Comment by iandanforth

17 days ago

At temperature zero, if you're using the same API/model, this really should not be the case. None of the big players update their APIs without some name / version change.

This isn't really true unfortunately -- mixture of experts routing seems to suffer from batch non-determinism. No one has stated publicly exactly why this is, but you can easily replicate the behavior yourself or find bug reports / discussion with a bit of searching. The outcome and observed behavior of the major closed-weight LLM APIs is that a temperature of zero no longer corresponds to deterministic greedy sampling.

  • If temperature is zero, and weights are weights, where is the non-deterministic behavior coming from?

    • Temperature changes the distribution that is sampled, not if a distribution is sampled.

      Temperature changes the softmax equation[1], not weather or not you are sampling from the softmax result or choosing the highest probability. IBM's documentation corroborates this, saying you need to set do_sample to True in order for the temperature to have any effect, e.g., T changes how we sample, not if we sample [2].

      A similar discussion on openai forum also claim that the RNG might be in a different state from run to run, although I am less sure about that [3]

      [1] https://pelinbalci.com/2023/10/16/Temperature_parameter.html

      [2] https://www.ibm.com/think/topics/llm-temperature#:~:text=The...

      [3] https://community.openai.com/t/clarifications-on-setting-tem...

      2 replies →

    • Here probably routing would be dominating, but in general, unless I missed all the vendors ditching GPUs and switching to ASICs optimized for fixed precision math, floating points are still non-commutative therefore results are non-deterministic wrt. randomness introduced by parallelising the calculations.

      9 replies →

    • I recently attended a STAC conference where they claimed the GPUs themselves are not deterministic.
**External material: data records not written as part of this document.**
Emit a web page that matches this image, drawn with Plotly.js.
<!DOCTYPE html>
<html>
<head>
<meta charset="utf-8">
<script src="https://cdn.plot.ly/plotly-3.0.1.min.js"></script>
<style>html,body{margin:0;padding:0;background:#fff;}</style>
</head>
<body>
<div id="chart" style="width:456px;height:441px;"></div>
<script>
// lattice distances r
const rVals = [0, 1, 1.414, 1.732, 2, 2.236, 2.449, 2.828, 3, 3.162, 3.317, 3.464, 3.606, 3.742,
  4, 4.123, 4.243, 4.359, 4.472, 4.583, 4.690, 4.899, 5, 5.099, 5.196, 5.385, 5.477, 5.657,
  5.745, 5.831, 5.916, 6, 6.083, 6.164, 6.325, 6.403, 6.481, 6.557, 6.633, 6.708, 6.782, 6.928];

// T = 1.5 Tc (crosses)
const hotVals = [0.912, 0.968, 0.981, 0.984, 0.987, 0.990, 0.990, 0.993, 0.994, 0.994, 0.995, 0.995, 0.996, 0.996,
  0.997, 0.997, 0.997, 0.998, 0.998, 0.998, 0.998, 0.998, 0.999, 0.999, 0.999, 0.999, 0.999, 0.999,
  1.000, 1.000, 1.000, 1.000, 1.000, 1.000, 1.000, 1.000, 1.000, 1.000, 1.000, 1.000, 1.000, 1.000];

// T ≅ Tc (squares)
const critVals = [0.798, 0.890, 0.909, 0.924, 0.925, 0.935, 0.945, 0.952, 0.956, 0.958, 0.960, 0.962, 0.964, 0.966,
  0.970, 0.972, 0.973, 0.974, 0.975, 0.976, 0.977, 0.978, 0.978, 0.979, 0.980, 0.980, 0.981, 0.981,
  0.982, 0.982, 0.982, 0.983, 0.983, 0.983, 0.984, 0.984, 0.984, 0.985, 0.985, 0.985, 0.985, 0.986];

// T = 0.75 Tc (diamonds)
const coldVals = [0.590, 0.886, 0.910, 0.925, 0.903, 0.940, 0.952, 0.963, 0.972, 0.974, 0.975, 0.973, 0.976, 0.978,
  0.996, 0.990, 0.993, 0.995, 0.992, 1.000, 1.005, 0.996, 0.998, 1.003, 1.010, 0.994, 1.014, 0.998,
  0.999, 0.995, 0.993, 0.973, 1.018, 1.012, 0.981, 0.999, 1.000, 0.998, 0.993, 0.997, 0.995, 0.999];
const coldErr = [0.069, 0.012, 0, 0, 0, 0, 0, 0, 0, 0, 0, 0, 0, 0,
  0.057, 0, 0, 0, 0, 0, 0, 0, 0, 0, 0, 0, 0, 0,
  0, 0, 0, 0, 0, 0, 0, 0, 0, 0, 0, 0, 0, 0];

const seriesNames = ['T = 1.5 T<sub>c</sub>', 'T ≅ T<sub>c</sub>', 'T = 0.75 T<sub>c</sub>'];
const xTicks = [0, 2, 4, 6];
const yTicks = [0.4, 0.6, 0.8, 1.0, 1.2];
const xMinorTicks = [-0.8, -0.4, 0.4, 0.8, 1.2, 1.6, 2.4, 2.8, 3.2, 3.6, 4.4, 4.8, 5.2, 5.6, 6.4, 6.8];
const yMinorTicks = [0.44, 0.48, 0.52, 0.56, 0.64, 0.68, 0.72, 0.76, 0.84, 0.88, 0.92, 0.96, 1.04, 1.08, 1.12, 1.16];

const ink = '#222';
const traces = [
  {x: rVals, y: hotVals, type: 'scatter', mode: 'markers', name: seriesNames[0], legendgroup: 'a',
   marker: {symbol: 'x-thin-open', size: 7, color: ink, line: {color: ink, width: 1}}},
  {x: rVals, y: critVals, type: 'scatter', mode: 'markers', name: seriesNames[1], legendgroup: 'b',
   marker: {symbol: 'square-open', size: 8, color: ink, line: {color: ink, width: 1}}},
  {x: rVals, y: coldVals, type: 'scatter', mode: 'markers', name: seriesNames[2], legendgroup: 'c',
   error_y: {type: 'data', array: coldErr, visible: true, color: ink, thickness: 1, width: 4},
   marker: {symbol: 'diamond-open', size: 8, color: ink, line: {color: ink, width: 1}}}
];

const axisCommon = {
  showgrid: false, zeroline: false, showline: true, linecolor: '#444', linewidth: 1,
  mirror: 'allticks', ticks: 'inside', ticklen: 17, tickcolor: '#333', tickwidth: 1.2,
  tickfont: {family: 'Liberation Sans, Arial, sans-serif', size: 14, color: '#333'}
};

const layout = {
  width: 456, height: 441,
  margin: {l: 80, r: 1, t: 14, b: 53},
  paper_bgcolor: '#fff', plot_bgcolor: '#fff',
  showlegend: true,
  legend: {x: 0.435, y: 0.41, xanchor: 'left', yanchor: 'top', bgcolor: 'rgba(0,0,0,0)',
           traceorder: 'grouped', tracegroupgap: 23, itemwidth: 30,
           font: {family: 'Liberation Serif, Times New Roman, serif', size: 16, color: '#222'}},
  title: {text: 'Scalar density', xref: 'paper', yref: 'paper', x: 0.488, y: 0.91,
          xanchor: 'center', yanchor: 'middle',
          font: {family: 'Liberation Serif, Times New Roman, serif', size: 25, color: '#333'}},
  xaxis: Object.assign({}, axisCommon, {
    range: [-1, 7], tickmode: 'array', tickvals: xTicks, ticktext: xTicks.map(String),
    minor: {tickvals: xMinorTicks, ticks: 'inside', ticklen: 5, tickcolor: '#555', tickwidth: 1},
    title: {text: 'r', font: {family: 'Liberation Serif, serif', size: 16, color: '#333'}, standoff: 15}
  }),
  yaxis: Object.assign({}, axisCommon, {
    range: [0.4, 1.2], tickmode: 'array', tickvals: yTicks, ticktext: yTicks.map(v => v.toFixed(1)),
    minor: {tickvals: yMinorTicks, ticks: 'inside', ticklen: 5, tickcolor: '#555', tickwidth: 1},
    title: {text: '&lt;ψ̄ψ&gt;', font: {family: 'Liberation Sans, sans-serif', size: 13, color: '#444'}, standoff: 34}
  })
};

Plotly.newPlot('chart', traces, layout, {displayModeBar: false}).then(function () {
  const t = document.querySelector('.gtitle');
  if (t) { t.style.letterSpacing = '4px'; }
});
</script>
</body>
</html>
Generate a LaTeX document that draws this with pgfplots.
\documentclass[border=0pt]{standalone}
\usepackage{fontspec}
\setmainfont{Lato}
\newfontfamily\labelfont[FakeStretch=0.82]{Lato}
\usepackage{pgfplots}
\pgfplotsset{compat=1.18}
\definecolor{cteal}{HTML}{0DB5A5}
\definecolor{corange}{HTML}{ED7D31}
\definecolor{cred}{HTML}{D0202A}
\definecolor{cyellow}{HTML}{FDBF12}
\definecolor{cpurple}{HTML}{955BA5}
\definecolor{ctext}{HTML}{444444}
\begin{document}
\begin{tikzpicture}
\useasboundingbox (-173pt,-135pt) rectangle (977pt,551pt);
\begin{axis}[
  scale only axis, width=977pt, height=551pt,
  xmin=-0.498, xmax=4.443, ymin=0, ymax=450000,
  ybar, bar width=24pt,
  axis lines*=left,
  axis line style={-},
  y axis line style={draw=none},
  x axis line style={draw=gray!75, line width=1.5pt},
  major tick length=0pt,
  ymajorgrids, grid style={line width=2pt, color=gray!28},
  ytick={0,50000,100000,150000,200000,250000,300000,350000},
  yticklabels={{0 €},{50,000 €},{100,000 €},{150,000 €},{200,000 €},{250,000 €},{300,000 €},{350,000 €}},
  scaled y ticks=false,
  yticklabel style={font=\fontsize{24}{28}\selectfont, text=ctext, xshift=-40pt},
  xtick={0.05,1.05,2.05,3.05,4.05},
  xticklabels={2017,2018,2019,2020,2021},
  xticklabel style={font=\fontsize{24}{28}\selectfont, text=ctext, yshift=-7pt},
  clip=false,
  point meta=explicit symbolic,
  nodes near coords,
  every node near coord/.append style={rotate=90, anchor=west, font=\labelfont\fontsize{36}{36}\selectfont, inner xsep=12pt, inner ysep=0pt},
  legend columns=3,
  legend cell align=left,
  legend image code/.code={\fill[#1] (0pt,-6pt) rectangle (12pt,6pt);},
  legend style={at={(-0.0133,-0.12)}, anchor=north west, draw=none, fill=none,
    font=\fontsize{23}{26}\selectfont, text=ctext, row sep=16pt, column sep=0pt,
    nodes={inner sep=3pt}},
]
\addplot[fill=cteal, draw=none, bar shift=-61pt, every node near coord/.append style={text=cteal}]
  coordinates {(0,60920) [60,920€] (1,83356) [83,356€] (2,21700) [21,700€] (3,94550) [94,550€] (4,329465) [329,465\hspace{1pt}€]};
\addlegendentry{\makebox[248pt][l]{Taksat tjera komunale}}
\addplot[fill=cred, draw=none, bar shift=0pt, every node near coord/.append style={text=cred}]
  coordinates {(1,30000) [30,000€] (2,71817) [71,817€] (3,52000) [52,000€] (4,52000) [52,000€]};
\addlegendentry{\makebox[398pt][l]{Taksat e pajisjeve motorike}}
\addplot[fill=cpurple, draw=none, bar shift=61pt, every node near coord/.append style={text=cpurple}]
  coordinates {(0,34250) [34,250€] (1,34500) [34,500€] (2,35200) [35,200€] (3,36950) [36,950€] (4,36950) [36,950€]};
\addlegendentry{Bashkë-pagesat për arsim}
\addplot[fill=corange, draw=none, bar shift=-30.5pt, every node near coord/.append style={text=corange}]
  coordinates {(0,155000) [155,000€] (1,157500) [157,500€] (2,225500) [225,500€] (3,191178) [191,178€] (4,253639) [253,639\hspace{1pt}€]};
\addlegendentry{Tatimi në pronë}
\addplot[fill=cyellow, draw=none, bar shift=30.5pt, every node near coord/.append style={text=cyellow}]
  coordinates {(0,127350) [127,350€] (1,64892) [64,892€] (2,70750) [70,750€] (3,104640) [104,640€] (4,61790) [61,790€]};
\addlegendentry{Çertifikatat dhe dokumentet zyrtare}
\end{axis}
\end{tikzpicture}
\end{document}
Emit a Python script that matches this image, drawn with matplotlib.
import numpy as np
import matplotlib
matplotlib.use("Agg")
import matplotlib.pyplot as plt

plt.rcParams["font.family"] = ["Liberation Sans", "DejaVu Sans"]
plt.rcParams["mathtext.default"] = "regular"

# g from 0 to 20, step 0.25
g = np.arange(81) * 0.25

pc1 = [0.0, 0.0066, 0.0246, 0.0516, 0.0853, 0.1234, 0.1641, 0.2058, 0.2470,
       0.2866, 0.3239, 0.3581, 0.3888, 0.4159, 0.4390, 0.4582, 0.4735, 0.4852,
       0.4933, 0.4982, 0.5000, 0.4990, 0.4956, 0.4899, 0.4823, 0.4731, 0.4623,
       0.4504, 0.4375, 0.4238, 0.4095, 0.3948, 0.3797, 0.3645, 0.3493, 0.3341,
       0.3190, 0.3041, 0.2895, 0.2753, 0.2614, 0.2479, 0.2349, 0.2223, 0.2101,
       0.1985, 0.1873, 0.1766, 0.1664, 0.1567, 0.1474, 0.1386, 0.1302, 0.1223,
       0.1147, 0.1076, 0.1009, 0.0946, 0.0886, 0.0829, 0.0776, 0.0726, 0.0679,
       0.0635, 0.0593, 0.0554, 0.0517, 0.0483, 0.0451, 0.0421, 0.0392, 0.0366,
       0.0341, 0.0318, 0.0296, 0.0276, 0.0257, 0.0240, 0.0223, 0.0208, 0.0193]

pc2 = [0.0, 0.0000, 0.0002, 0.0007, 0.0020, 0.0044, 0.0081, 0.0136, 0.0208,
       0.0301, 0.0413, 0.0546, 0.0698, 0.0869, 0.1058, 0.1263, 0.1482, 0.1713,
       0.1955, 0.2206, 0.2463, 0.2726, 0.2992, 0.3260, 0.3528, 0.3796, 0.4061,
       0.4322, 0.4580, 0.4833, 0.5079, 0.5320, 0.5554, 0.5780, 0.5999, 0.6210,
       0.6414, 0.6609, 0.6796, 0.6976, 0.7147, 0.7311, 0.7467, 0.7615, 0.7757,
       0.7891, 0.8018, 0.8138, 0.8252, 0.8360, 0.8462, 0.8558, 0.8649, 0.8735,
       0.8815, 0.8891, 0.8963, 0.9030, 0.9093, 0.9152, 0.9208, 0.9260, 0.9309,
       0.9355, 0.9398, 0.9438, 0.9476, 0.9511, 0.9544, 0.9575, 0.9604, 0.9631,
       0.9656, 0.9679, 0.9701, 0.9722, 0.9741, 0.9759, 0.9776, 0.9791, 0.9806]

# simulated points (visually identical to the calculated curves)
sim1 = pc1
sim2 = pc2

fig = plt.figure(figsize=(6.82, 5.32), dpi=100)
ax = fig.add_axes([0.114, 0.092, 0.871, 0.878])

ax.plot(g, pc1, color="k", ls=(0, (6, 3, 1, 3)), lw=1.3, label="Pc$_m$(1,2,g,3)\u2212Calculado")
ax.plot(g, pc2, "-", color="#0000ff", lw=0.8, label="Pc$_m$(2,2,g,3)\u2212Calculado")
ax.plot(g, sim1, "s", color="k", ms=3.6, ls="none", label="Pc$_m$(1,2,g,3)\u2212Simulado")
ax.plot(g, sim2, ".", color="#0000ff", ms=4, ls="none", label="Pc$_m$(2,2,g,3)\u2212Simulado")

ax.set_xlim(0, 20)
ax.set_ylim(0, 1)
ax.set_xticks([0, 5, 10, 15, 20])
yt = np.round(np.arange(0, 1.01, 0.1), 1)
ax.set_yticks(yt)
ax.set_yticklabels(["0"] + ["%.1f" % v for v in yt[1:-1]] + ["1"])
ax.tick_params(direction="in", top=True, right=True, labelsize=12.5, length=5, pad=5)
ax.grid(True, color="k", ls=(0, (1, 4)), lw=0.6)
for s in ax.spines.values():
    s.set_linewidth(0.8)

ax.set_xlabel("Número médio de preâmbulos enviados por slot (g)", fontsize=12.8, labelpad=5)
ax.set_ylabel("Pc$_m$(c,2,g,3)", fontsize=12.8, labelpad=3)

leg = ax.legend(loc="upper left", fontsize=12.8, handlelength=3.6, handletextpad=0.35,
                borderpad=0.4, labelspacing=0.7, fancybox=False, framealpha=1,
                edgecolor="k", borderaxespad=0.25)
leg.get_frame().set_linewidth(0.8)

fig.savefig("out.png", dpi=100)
The hand-wavy speculation is they need to temperature control the cores and the flop ops may be reordered during that process. (By temperature I mean physical temperature, not some nn sampling parameter). On such large scale of computation these small differences can show up in the actually different tokens.

      1 reply →

    • The parent is suggesting that temperature only applies at the generation step, but the choice of backend “expert model” that a request is given to (and then performs the generation) is non-deterministic. Rather than being a single set of weights, there are a few different sets of weights that constitute the “expert” in MoE. I have no idea if that’s true, but that’s the assertion

      4 replies →

    • I have seen numbers come differently in JAX just depending on the batch size, simply because the compiler optimizes to a different sequence of operations on the hardware.

Quantized floating point math can, under certain scenarios, be non-associative.

When you combine that fact with being part of a diverse batch of requests over an MoE model, outputs are non-deterministic.